### Records to process
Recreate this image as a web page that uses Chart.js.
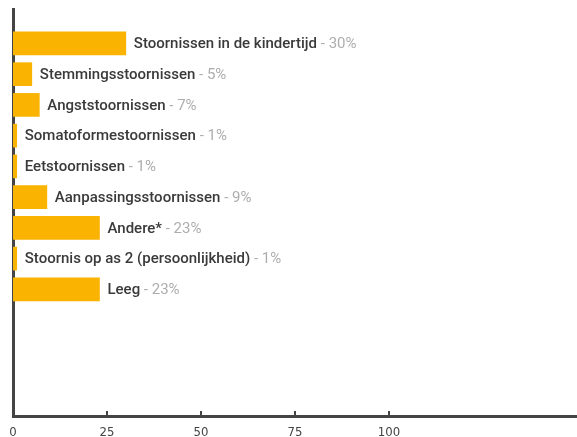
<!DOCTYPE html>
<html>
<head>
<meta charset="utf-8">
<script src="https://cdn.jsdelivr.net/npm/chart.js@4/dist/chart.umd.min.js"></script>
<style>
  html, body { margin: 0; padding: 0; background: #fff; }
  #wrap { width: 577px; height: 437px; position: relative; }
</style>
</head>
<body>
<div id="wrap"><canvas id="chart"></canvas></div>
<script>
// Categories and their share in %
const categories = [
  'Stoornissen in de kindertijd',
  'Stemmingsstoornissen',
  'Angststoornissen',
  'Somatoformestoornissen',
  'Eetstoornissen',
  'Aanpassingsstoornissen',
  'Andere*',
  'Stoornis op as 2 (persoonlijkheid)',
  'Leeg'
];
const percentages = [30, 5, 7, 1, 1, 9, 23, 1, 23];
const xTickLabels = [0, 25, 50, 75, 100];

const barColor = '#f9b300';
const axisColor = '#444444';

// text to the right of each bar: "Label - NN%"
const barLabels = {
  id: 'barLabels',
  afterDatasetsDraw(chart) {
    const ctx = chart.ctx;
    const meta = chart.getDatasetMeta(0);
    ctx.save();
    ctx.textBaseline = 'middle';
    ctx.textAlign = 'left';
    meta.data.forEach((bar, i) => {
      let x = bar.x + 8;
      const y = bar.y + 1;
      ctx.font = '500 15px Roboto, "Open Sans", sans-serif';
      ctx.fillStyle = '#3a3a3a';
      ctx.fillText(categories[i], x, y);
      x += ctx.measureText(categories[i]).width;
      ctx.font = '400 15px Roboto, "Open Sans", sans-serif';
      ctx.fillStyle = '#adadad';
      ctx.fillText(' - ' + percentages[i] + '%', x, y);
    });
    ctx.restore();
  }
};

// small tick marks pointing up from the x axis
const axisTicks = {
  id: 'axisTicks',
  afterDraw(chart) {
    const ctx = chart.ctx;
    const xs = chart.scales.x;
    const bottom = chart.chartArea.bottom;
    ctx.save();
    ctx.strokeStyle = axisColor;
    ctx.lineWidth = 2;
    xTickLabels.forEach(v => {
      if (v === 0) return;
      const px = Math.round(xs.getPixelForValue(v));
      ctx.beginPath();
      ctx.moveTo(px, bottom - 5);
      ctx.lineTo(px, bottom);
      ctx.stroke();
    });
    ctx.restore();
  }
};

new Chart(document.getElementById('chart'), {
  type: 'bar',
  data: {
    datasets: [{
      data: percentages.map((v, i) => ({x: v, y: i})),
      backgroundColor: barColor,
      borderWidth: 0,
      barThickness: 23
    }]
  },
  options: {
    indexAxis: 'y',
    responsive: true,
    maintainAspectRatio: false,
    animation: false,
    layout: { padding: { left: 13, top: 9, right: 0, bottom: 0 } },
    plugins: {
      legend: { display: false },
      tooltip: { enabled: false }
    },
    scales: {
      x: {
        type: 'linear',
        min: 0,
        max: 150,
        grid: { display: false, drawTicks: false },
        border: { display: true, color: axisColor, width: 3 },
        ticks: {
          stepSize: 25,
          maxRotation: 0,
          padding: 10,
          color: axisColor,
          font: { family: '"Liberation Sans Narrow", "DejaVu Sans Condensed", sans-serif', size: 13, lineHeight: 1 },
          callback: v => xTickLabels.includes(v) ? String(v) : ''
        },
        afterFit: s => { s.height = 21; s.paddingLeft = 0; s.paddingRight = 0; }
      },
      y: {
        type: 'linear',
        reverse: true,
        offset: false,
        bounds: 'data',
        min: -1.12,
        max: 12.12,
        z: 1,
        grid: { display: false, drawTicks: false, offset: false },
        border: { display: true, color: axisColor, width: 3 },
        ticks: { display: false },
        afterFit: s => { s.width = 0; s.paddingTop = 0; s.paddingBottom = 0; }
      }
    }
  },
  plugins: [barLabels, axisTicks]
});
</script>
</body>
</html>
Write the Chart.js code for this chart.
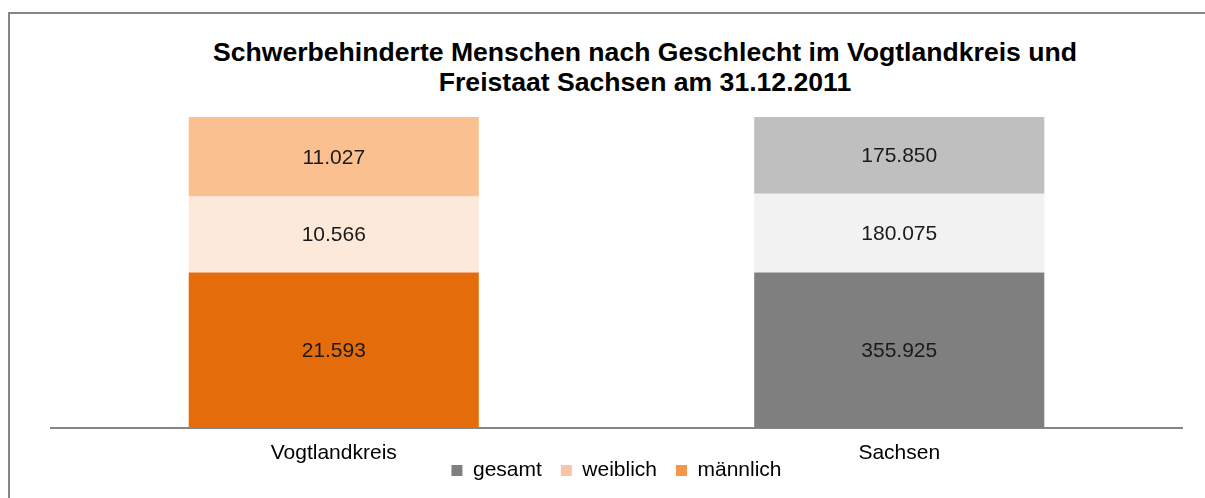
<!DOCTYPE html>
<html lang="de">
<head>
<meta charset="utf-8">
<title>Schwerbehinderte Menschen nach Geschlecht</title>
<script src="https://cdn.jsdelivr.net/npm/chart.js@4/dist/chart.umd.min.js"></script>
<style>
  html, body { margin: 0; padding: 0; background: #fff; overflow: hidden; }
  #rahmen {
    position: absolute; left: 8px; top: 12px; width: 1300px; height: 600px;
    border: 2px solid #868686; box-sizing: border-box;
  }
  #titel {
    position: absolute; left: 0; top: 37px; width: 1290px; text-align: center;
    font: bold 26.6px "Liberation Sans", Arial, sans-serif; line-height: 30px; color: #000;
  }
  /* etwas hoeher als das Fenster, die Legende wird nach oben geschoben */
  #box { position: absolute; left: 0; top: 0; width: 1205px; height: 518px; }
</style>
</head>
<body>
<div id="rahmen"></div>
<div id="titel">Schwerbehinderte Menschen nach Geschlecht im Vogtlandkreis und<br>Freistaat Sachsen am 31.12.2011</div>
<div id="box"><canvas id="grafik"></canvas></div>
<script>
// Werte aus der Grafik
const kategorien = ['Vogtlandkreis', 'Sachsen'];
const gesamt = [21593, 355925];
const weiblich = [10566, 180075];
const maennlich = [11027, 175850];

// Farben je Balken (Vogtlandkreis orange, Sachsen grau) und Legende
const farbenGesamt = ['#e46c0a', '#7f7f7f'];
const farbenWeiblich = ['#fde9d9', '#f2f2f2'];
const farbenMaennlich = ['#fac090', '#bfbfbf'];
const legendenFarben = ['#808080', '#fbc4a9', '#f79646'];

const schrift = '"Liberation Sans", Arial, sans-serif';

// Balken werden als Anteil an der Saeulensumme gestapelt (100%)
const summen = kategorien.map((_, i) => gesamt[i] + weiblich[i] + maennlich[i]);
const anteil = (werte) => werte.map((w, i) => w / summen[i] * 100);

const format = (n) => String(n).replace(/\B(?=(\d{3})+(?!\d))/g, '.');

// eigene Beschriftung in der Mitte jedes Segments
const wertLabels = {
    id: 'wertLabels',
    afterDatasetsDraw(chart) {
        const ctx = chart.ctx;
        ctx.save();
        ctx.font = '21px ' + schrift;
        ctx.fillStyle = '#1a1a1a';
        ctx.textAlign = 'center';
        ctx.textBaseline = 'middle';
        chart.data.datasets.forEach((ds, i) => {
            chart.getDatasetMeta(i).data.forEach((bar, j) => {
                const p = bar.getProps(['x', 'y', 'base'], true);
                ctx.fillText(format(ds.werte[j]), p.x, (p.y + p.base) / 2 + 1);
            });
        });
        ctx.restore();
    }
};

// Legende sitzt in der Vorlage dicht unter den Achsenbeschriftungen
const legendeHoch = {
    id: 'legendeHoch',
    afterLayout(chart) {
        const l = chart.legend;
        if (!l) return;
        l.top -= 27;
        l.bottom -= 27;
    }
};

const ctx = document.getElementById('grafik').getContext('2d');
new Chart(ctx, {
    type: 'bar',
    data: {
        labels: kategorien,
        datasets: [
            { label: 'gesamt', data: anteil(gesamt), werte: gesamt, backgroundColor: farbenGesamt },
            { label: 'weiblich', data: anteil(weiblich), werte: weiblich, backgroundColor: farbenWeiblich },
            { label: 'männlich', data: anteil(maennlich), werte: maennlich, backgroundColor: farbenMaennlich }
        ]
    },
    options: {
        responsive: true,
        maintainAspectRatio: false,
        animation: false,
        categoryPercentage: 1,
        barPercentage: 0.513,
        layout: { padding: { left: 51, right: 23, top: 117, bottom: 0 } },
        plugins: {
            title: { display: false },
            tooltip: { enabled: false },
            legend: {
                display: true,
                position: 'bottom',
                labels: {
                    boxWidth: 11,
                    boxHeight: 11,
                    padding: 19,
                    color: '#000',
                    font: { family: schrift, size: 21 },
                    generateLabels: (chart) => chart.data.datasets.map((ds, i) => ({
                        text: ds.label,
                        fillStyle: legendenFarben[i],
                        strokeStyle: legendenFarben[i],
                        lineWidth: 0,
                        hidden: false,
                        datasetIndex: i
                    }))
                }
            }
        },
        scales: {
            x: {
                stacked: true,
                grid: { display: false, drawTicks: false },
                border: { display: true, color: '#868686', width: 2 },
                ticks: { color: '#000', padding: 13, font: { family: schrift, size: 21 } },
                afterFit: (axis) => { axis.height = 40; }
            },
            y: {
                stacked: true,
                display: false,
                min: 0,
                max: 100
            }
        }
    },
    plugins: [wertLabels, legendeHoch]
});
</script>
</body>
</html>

### What is needed
Leave the pictures out, then copy word for word only the lines from the one containing "Write the Chart.js code for this chart." through the one containing "const format = (n)", both included.

### The output
Write the Chart.js code for this chart.
<!DOCTYPE html>
<html lang="de">
<head>
<meta charset="utf-8">
<title>Schwerbehinderte Menschen nach Geschlecht</title>
<script src="https://cdn.jsdelivr.net/npm/chart.js@4/dist/chart.umd.min.js"></script>
<style>
  html, body { margin: 0; padding: 0; background: #fff; overflow: hidden; }
  #rahmen {
    position: absolute; left: 8px; top: 12px; width: 1300px; height: 600px;
    border: 2px solid #868686; box-sizing: border-box;
  }
  #titel {
    position: absolute; left: 0; top: 37px; width: 1290px; text-align: center;
    font: bold 26.6px "Liberation Sans", Arial, sans-serif; line-height: 30px; color: #000;
  }
  /* etwas hoeher als das Fenster, die Legende wird nach oben geschoben */
  #box { position: absolute; left: 0; top: 0; width: 1205px; height: 518px; }
</style>
</head>
<body>
<div id="rahmen"></div>
<div id="titel">Schwerbehinderte Menschen nach Geschlecht im Vogtlandkreis und<br>Freistaat Sachsen am 31.12.2011</div>
<div id="box"><canvas id="grafik"></canvas></div>
<script>
// Werte aus der Grafik
const kategorien = ['Vogtlandkreis', 'Sachsen'];
const gesamt = [21593, 355925];
const weiblich = [10566, 180075];
const maennlich = [11027, 175850];

// Farben je Balken (Vogtlandkreis orange, Sachsen grau) und Legende
const farbenGesamt = ['#e46c0a', '#7f7f7f'];
const farbenWeiblich = ['#fde9d9', '#f2f2f2'];
const farbenMaennlich = ['#fac090', '#bfbfbf'];
const legendenFarben = ['#808080', '#fbc4a9', '#f79646'];

const schrift = '"Liberation Sans", Arial, sans-serif';

// Balken werden als Anteil an der Saeulensumme gestapelt (100%)
const summen = kategorien.map((_, i) => gesamt[i] + weiblich[i] + maennlich[i]);
const anteil = (werte) => werte.map((w, i) => w / summen[i] * 100);

const format = (n) => String(n).replace(/\B(?=(\d{3})+(?!\d))/g, '.');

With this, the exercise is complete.